Church holds day of mourning

From about 1940 to 1955, a number of churches observed an annual Day of Mourning for the Indigenous people of Australia.

Uniting Churches in Noosa will hold Day of Mourning services on Sunday 22 January to lament the way land was taken from Aboriginal communities and their culture, law and spirituality despised and suppressed.

A focus for services in Noosa will be a painting that depicts the story of a massacre believed to have occurred at Murdering Creek.

No doubt many people will have seen the Murdering Creek Road sign as they’ve travelled the Sunshine Motorway.

The real story of the massacre at the creek, that was thought to have occurred in 1862, is unknown, with the only details of it in historical record to be found in a letter written in 1944 by William Low, who was not alive at the time of the massacre, and published in a book by Dave Bull, titled Short Cut to Gympie Gold.

According to Low’s account of the story, which occurred 160 years ago on the Yandina Station, which then extended to the southern shores of Lake Weyba, local Aborigines believed they were entitled to help themselves to cattle on what had always been their Traditional Lands.

A number of elements resulted in armed station managers or ’agents of the state’ luring a group of Kabi Kabi people to the creek and killing them.

Retired Uniting Church minister Neil Sims said local Indigenous artist, Sam Jones, shared with him the significance of the oral tradition within the Aboriginal community and how he takes seriously the stories passed down.

Sam has created an interpretation of the massacre in a large painting that will be a central part of the Day of Mourning services at Sunrise Beach and Tewantin on Sunday 22 January.

Sam will also be playing his didgeridoo and singing The Ballad of Murdering Creek.

The Uniting Church Assembly has asked all its congregations to observe an annual Day of Mourning on the Sunday before Australia Day.

Included in the service is an act of lament, which includes this section:

“We lament the way in which their land was taken from them and their language, culture, law and spirituality despised and suppressed. We acknowledge and lament the way in which the Christian church was so often not only complicit in this process but actively involved in it.

We lament that in our own time the injustice and abuse has continued. We have been indifferent.

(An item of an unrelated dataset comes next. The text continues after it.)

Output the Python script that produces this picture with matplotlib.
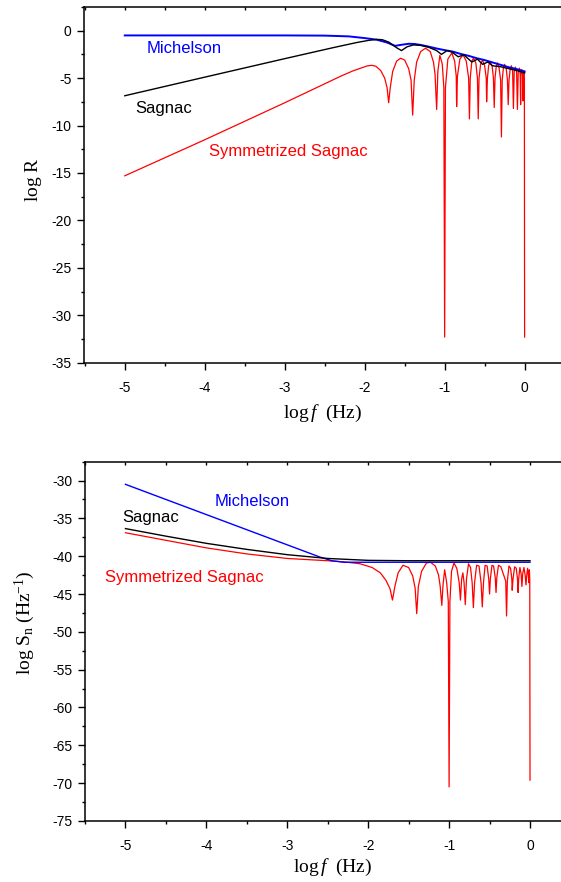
import matplotlib
matplotlib.use("Agg")
import matplotlib.pyplot as plt
from matplotlib.ticker import MultipleLocator

plt.rcParams['font.family'] = ['Liberation Sans', 'DejaVu Sans']
plt.rcParams['axes.unicode_minus'] = False
plt.rcParams['mathtext.fontset'] = 'custom'
plt.rcParams['mathtext.rm'] = 'Liberation Serif'
plt.rcParams['mathtext.it'] = 'Liberation Serif:italic'

# ---- top panel: log R vs log f ----
top_mich_x = [-5.0, -3.0, -2.5, -2.2, -2.0, -1.85, -1.72, -1.62, -1.55, -1.45, -1.38, -1.3,
              -1.2, -1.1, -1.0, -0.9, -0.8, -0.7, -0.6, -0.5, -0.4, -0.3, -0.2, -0.1, 0.0]
top_mich_y = [-0.5, -0.5, -0.52, -0.6, -0.78, -0.95, -1.25, -1.6, -1.5, -1.38, -1.4, -1.5,
              -1.68, -1.88, -2.05, -2.2, -2.45, -2.65, -2.9, -3.1, -3.35, -3.6, -3.85, -4.05, -4.3]

top_sag_x = [-5.0, -4.0, -3.0, -2.4, -2.1, -1.95, -1.85, -1.78, -1.7, -1.6, -1.54, -1.47, -1.39,
             -1.3, -1.2, -1.1, -1.04, -0.97, -0.91, -0.83, -0.76, -0.66, -0.59, -0.525, -0.46,
             -0.4, -0.3, -0.2, -0.1, 0.0]
top_sag_y = [-6.86, -4.9, -2.95, -1.8, -1.25, -1.02, -0.92, -0.95, -1.2, -1.8, -2.1, -1.7, -1.5,
             -1.55, -1.75, -2.1, -2.5, -2.1, -2.25, -2.75, -2.55, -3.3, -3.0, -3.55, -3.3,
             -3.7, -3.8, -4.0, -4.2, -4.45]

top_sym_x = [-5.0, -4.0, -3.0, -2.5, -2.3, -2.15, -2.05, -1.97, -1.91, -1.86, -1.8, -1.75, -1.72,
             -1.7, -1.68, -1.65, -1.6, -1.55, -1.5, -1.45, -1.42, -1.4, -1.38, -1.35, -1.3,
             -1.24, -1.18, -1.14, -1.12, -1.1, -1.085, -1.06, -1.03, -1.01, -1.0, -0.99, -0.96,
             -0.91, -0.875, -0.855, -0.85, -0.84, -0.81, -0.77, -0.73, -0.7, -0.69, -0.68, -0.66,
             -0.64, -0.61, -0.59, -0.58, -0.57, -0.55, -0.525, -0.5, -0.48, -0.475, -0.465,
             -0.45, -0.43, -0.405, -0.39, -0.38, -0.37, -0.355, -0.34, -0.32, -0.3, -0.29,
             -0.28, -0.265, -0.25, -0.23, -0.215, -0.205, -0.195, -0.18, -0.165, -0.15, -0.14,
             -0.13, -0.115, -0.1, -0.09, -0.08, -0.065, -0.055, -0.05, -0.045, -0.035, -0.025,
             -0.02, -0.015, -0.008, -0.003, 0.0]
top_sym_y = [-15.3, -11.5, -7.6, -5.6, -4.8, -4.25, -3.95, -3.72, -3.65, -3.75, -4.2, -5.0, -6.0,
             -7.6, -6.0, -4.3, -3.2, -2.9, -3.1, -4.0, -5.2, -8.9, -5.2, -3.3, -2.2,
             -1.85, -2.2, -3.3, -4.6, -8.3, -4.3, -2.6, -3.5, -6.0, -32.3, -6.0, -3.0,
             -2.35, -3.2, -4.8, -8.0, -4.8, -3.0, -2.55, -3.2, -5.0, -9.3, -5.0, -3.2,
             -2.9, -3.4, -5.0, -9.3, -5.0, -3.5, -3.1, -3.7, -5.0, -7.5, -5.0,
             -3.7, -3.25, -3.8, -5.0, -8.1, -5.0, -3.8, -3.4, -3.9, -5.2, -11.2,
             -5.2, -3.9, -3.55, -4.0, -5.2, -7.8, -5.2, -4.0, -3.7, -4.3, -8.2,
             -4.3, -3.85, -4.4, -8.3, -4.4, -3.95, -4.6, -7.8, -4.6, -4.1, -4.7,
             -7.4, -4.7, -4.25, -5.0, -32.3]

# ---- bottom panel: log Sn vs log f ----
bot_mich_x = [-5.0, -2.6, -2.45, -2.3, 0.0]
bot_mich_y = [-30.5, -40.1, -40.6, -40.8, -40.8]

bot_sag_x = [-5.0, -4.5, -4.0, -3.5, -3.0, -2.5, -2.0, -1.5, 0.0]
bot_sag_y = [-36.35, -37.35, -38.3, -39.1, -39.8, -40.3, -40.55, -40.6, -40.6]

bot_sym_x = [-5.0, -4.5, -4.0, -3.5, -3.0, -2.5, -2.3, -2.1, -1.95, -1.85, -1.78, -1.73, -1.7,
             -1.67, -1.63, -1.57, -1.5, -1.45, -1.42, -1.4, -1.38, -1.34, -1.28, -1.23, -1.17,
             -1.13, -1.11, -1.09, -1.075, -1.055, -1.03, -1.01, -1.0, -0.99, -0.97, -0.94,
             -0.905, -0.875, -0.86, -0.845, -0.83, -0.815, -0.8, -0.785, -0.76, -0.735, -0.715,
             -0.7, -0.685, -0.66, -0.63, -0.605, -0.59, -0.575, -0.555, -0.53, -0.51, -0.5,
             -0.49, -0.47, -0.45, -0.43, -0.42, -0.41, -0.39, -0.36, -0.3, -0.29, -0.28, -0.26,
             -0.24, -0.225, -0.22, -0.21, -0.19, -0.17, -0.155, -0.147, -0.14, -0.125, -0.11,
             -0.1, -0.09, -0.075, -0.06, -0.05, -0.04, -0.03, -0.02, -0.015, -0.008, -0.003, 0.0]
bot_sym_y = [-36.9, -37.9, -38.9, -39.7, -40.3, -40.6, -40.75, -41.0, -41.5, -42.2, -43.2, -44.3, -45.8,
             -44.0, -42.2, -41.2, -41.5, -42.6, -44.2, -47.6, -44.0, -42.0, -40.9, -40.8, -41.3,
             -42.5, -44.0, -46.5, -43.8, -41.8, -43.5, -46.0, -70.5, -46.0, -42.0, -40.9,
             -41.6, -43.5, -45.8, -43.0, -42.2, -43.5, -46.4, -43.0, -41.0, -41.5, -43.5,
             -46.8, -43.5, -41.2, -41.3, -43.5, -46.7, -43.5, -41.2, -41.3, -43.0, -45.0,
             -43.0, -41.2, -41.3, -42.8, -44.8, -42.8, -41.2, -41.4, -43.3, -47.9, -43.3, -41.3,
             -41.6, -43.0, -44.5, -43.0, -41.4, -41.6, -43.0, -44.8, -43.0, -41.5, -42.3,
             -44.0, -42.3, -41.5, -42.5, -43.8, -42.5, -41.6, -42.5, -43.5, -41.8, -43.0, -69.6]

labels = ['Michelson', 'Sagnac', 'Symmetrized Sagnac']
colors = ['#0000ff', '#000000', '#ff0000']

fig = plt.figure(figsize=(5.61, 8.82), dpi=100)
ax1 = fig.add_axes([0.1497, 0.5888, 0.8503, 0.4033])
ax2 = fig.add_axes([0.1515, 0.0692, 0.8485, 0.4074])

ax1.plot(top_sym_x, top_sym_y, color=colors[2], lw=0.9)
ax1.plot(top_mich_x, top_mich_y, color=colors[0], lw=1.4)
ax1.plot(top_sag_x, top_sag_y, color=colors[1], lw=1.0)

ax2.plot(bot_sym_x, bot_sym_y, color=colors[2], lw=0.9)
ax2.plot(bot_mich_x, bot_mich_y, color=colors[0], lw=1.0)
ax2.plot(bot_sag_x, bot_sag_y, color=colors[1], lw=1.0)

# curve names written inside the plots
top_text_pos = [(-4.256, -1.93), (-4.515, -8.16), (-2.957, -12.75)]
bot_text_pos = [(-3.436, -32.74), (-4.693, -34.85), (-4.273, -42.79)]
for lab, c, p in zip(labels, colors, top_text_pos):
    ax1.text(p[0], p[1], lab, color=c, fontsize=12, ha='center', va='center')
for lab, c, p in zip(labels, colors, bot_text_pos):
    ax2.text(p[0], p[1], lab, color=c, fontsize=12, ha='center', va='center')

ax1.set_xlim(-5.51, 0.455)
ax1.set_ylim(-35, 2.5)
ax1.yaxis.set_major_locator(MultipleLocator(5))
ax1.yaxis.set_minor_locator(MultipleLocator(2.5))

ax2.set_xlim(-5.5, 0.383)
ax2.set_ylim(-75, -27.5)
ax2.yaxis.set_major_locator(MultipleLocator(5))
ax2.yaxis.set_minor_locator(MultipleLocator(2.5))

for ax in (ax1, ax2):
    ax.xaxis.set_major_locator(MultipleLocator(1))
    ax.xaxis.set_minor_locator(MultipleLocator(0.5))
    ax.spines['right'].set_visible(False)
    for s in ('left', 'bottom', 'top'):
        ax.spines[s].set_linewidth(1.1)
    ax.tick_params(axis='both', which='major', direction='out', length=5, width=1.0,
                   labelsize=10, pad=4)
    ax.tick_params(axis='both', which='minor', direction='out', length=2.5, width=1.0)
    ax.tick_params(axis='x', which='major', pad=8)
    ax.xaxis.set_tick_params(which='both', top=True)

# top ticks point inwards, short
for ax in (ax1, ax2):
    for t in ax.xaxis.get_major_ticks() + ax.xaxis.get_minor_ticks():
        t.tick2line.set_markersize(2)
        t.tick2line.set_marker(3)

fig.text(33 / 561, 1 - 180 / 882, r'$\mathrm{log\ R}$', rotation=90,
         ha='center', va='center', fontsize=14)
fig.text(323 / 561, 1 - 413 / 882, r'$\mathrm{log}\,f\ \ \mathrm{(Hz)}$',
         ha='center', va='center', fontsize=14)
fig.text(25 / 561, 1 - 623 / 882, r'$\mathrm{log\ S_n\ (Hz^{-1})}$', rotation=90,
         ha='center', va='center', fontsize=14)
fig.text(333 / 561, 1 - 867 / 882, r'$\mathrm{log}\,f\ \ \mathrm{(Hz)}$',
         ha='center', va='center', fontsize=14)

fig.savefig('out.png', dpi=100)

Gracious God, hear our confession —“

In his artistic interpretation of the Murdering Creek massacre Sammy Ray Jones has created a painting across six panels.

The panels tell the story of the killing of cattle by Aborigines on Yandina Station, men from Yandina Station planning to put an end to the killing of cattle, the use of a decoy to attact Aboriginals to Murdering Creek in their canoes and station men opening fire on the Aboriginals, killing most of them.

In his painting a high-rise building, palm tree and pineapples represent local white society.

But Indigenous and non-Indigenous living together reconciled is the dream of the artist and this is depicted in the surrounds of the painting which are full of the rich animal and birdlife of the Noosa area.

The first Day of Mourning of Aboriginal people in Australia was in Sydney in 1938. About 100 Aborigines gathered in Australia Hall and passed the following resolution:

“We, representing The Aborigines of Australia, assembled in conference at the Australian Hall, Sydney, on the 26th day of January, 1938, this being the 150th Anniversary of the White man’s seizure of our country, hereby make protest against the callous treatment of our people by the white men during the past 150 years, and we appeal to the Australian nation of today to make new laws for the education and care of Aborigines, we ask for a new policy which will raise our people to full citizen status.“

After this, from about 1940 to 1955, a number of churches observed an annual Day of Mourning for the Indigenous people of Australia, the retired minister said.

He said as a sign of their desire for reconciliation between the First and Second Peoples of Australia, the Sunrise Beach congregation has entered into a memorandum of understanding with a local Indigenous group which is using the church grounds as a gathering place.

Day of Mourning services will be held at Uniting Churches at Grasstree Court, Sunrise Beach at 8am and Poinciana Avenue, Tewantin at 10am on Sunday 22 January.